Andy Jassy speaks to Matt McIlwain at the WTIA’s TechNW event.

The closing session at yesterday’s WTIA TechNW conference in Seattle was a conversation with Andy Jassy, the senior vice president in charge of Amazon Web Services, the cloud-computing division of the tech giant.

The interview by Madrona Venture Group’s Matt McIlwain didn’t exactly hold Jassy’s feet to the fire, starting off with McIlwain saying he hoped it would be an on-stage version of their periodic breakfast meetings at the Portage Bay Cafe. However, Jassy did deliver some insights into Amazon Web Services’ strategy and approach.

Here are five quotes that stood out …

Putting AWS in perspective: Every single day right now, we are adding at AWS enough new servers to have handled all of Amazon when it was a $3 billion revenue company around the year 2000.

The rise of ‘private clouds’ behind company firewalls: If you look at it, it’s actually all of the old-guard technology companies that are driving the private cloud. These companies have run at 60 to 80 percent gross margins for the last 20 years. Cloud computing and the model that AWS is pushing is not a 60 to 80 percent gross margin business. It’s a much lower margin business, so it’s very disruptive to those companies. I think that’s why they’re pushing the private cloud: It doesn’t disrupt their business, and it’s still high margin for them.

Price wars: The way we think about our business, and it’s true in every business at Amazon, is we start with the customer and then everything moves backwards from there. We’ve just never met customers in any of our businesses that like to pay higher prices. If you are a high-volume, low-margin provider like we are, and you think about the world in that way, when you’re able to lower your costs — which we’re constantly working on — we’re not looking to pocket those savings, we’re looking to give them back to customers in the form of lower prices.

The need to stay flexible: Ninety percent of our roadmap is made up of items that our customers are telling us that they want. We actually very consciously don’t publish a 12- to 24-month roadmap, which sometimes bothers people because they’d like to know what we have coming, but we do it because we want to reserve the right to adjust our roadmap very quickly if we hear there are things that are more important for customers than we thought a year ago, because the space is so dynamic.

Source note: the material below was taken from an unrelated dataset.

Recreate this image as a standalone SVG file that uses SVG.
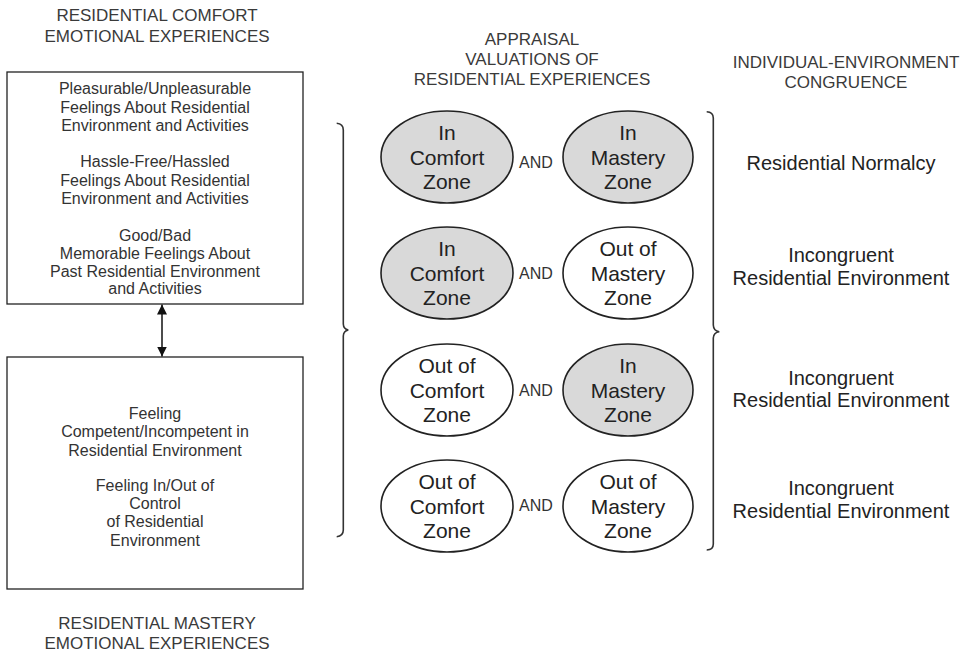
<svg xmlns="http://www.w3.org/2000/svg" width="966" height="654" viewBox="0 0 966 654">
<defs>
<style>
text{font-family:"Liberation Sans",Arial,sans-serif;text-anchor:middle}
.h{font-size:17px;fill:#3a3a3a}
.b{font-size:16px;fill:#333}
.e{font-size:21px;fill:#222}
.a{font-size:16px;fill:#333}
.r{font-size:20px;fill:#222}
.box{fill:#fff;stroke:#222;stroke-width:1.3}
.on{fill:#d9d9d9;stroke:#222;stroke-width:1.6}
.off{fill:#fff;stroke:#222;stroke-width:1.6}
.br{fill:none;stroke:#333;stroke-width:1.6}
</style>
<marker id="ah" viewBox="0 0 10 10" refX="10" refY="5" markerWidth="10" markerHeight="10" markerUnits="userSpaceOnUse" orient="auto-start-reverse">
<path d="M0,0 L10,5 L0,10 z" fill="#111"/>
</marker>
</defs>
<rect width="966" height="654" fill="#fff"/>

<g id="headings">
<text class="h" x="157" y="21">RESIDENTIAL COMFORT</text>
<text class="h" x="157" y="42">EMOTIONAL EXPERIENCES</text>
<text class="h" x="157" y="629">RESIDENTIAL MASTERY</text>
<text class="h" x="157" y="649">EMOTIONAL EXPERIENCES</text>
<text class="h" x="532" y="44.5">APPRAISAL</text>
<text class="h" x="532" y="64.5">VALUATIONS OF</text>
<text class="h" x="532" y="84.5">RESIDENTIAL EXPERIENCES</text>
<text class="h" x="846" y="68">INDIVIDUAL-ENVIRONMENT</text>
<text class="h" x="846" y="88">CONGRUENCE</text>
</g>

<g id="comfort-box">
<rect class="box" x="7" y="72" width="296" height="232"/>
<text class="b" x="155" y="94">Pleasurable/Unpleasurable</text>
<text class="b" x="155" y="112.5">Feelings About Residential</text>
<text class="b" x="155" y="130.5">Environment and Activities</text>
<text class="b" x="155" y="167">Hassle-Free/Hassled</text>
<text class="b" x="155" y="185.5">Feelings About Residential</text>
<text class="b" x="155" y="203.5">Environment and Activities</text>
<text class="b" x="155" y="240.5">Good/Bad</text>
<text class="b" x="155" y="258.5">Memorable Feelings About</text>
<text class="b" x="155" y="277">Past Residential Environment</text>
<text class="b" x="155" y="294">and Activities</text>
</g>

<g id="mastery-box">
<rect class="box" x="7" y="357" width="296" height="232"/>
<text class="b" x="155" y="419">Feeling</text>
<text class="b" x="155" y="437">Competent/Incompetent in</text>
<text class="b" x="155" y="455.5">Residential Environment</text>
<text class="b" x="155" y="491">Feeling In/Out of</text>
<text class="b" x="155" y="509">Control</text>
<text class="b" x="155" y="527">of Residential</text>
<text class="b" x="155" y="545.5">Environment</text>
</g>

<g id="connectors">
<line x1="162" y1="304.5" x2="162" y2="356.5" stroke="#111" stroke-width="1.5" marker-start="url(#ah)" marker-end="url(#ah)"/>
<path class="br" d="M336.7,123.3 Q343.3,124 343.3,130 L343.3,324 Q343.5,329 348.3,330 Q343.5,331 343.3,336 L343.3,530 Q343.3,536 336.7,536.7"/>
<path class="br" d="M706.7,111.7 Q713.3,112 713.3,118 L713.3,325 Q713.5,331 719.3,331.7 Q713.5,332.5 713.3,338 L713.3,544 Q713.3,550 706.7,550"/>
</g>

<g id="row1">
<ellipse class="on" cx="447" cy="157" rx="66" ry="46"/>
<text class="e" x="447" y="140">In</text>
<text class="e" x="447" y="164.5">Comfort</text>
<text class="e" x="447" y="188.5">Zone</text>
<text class="a" x="536" y="167.5">AND</text>
<ellipse class="on" cx="628" cy="157" rx="65" ry="46"/>
<text class="e" x="628" y="140">In</text>
<text class="e" x="628" y="164.5">Mastery</text>
<text class="e" x="628" y="188.5">Zone</text>
<text class="r" x="841" y="170">Residential Normalcy</text>
</g>

<g id="row2">
<ellipse class="on" cx="447" cy="273" rx="66" ry="46"/>
<text class="e" x="447" y="256">In</text>
<text class="e" x="447" y="280.5">Comfort</text>
<text class="e" x="447" y="304.5">Zone</text>
<text class="a" x="536" y="278.5">AND</text>
<ellipse class="off" cx="628" cy="273" rx="65" ry="46"/>
<text class="e" x="628" y="256">Out of</text>
<text class="e" x="628" y="280.5">Mastery</text>
<text class="e" x="628" y="304.5">Zone</text>
<text class="r" x="841" y="262">Incongruent</text>
<text class="r" x="841" y="285">Residential Environment</text>
</g>

<g id="row3">
<ellipse class="off" cx="447" cy="390" rx="66" ry="46"/>
<text class="e" x="447" y="373">Out of</text>
<text class="e" x="447" y="397.5">Comfort</text>
<text class="e" x="447" y="421.5">Zone</text>
<text class="a" x="536" y="396">AND</text>
<ellipse class="on" cx="628" cy="390" rx="65" ry="46"/>
<text class="e" x="628" y="373">In</text>
<text class="e" x="628" y="397.5">Mastery</text>
<text class="e" x="628" y="421.5">Zone</text>
<text class="r" x="841" y="385">Incongruent</text>
<text class="r" x="841" y="407">Residential Environment</text>
</g>

<g id="row4">
<ellipse class="off" cx="447" cy="506" rx="66" ry="46"/>
<text class="e" x="447" y="489">Out of</text>
<text class="e" x="447" y="513.5">Comfort</text>
<text class="e" x="447" y="537.5">Zone</text>
<text class="a" x="536" y="511">AND</text>
<ellipse class="off" cx="628" cy="506" rx="65" ry="46"/>
<text class="e" x="628" y="489">Out of</text>
<text class="e" x="628" y="513.5">Mastery</text>
<text class="e" x="628" y="537.5">Zone</text>
<text class="r" x="841" y="495">Incongruent</text>
<text class="r" x="841" y="517.5">Residential Environment</text>
</g>
</svg>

The roots of AWS: We started in part because Amazon, the retailer, growing as fast as it did, had to get really good at running deep infrastructure services in the stack, and at running really reliable, cost-effective data centers, because our retail business is very low margin. So we had this competence, and I can tell you though, 6-and-a-half years later, with hundreds of thousands of customers and every imaginable use case, we are much better at it today. There is really no compression algorithm for experience.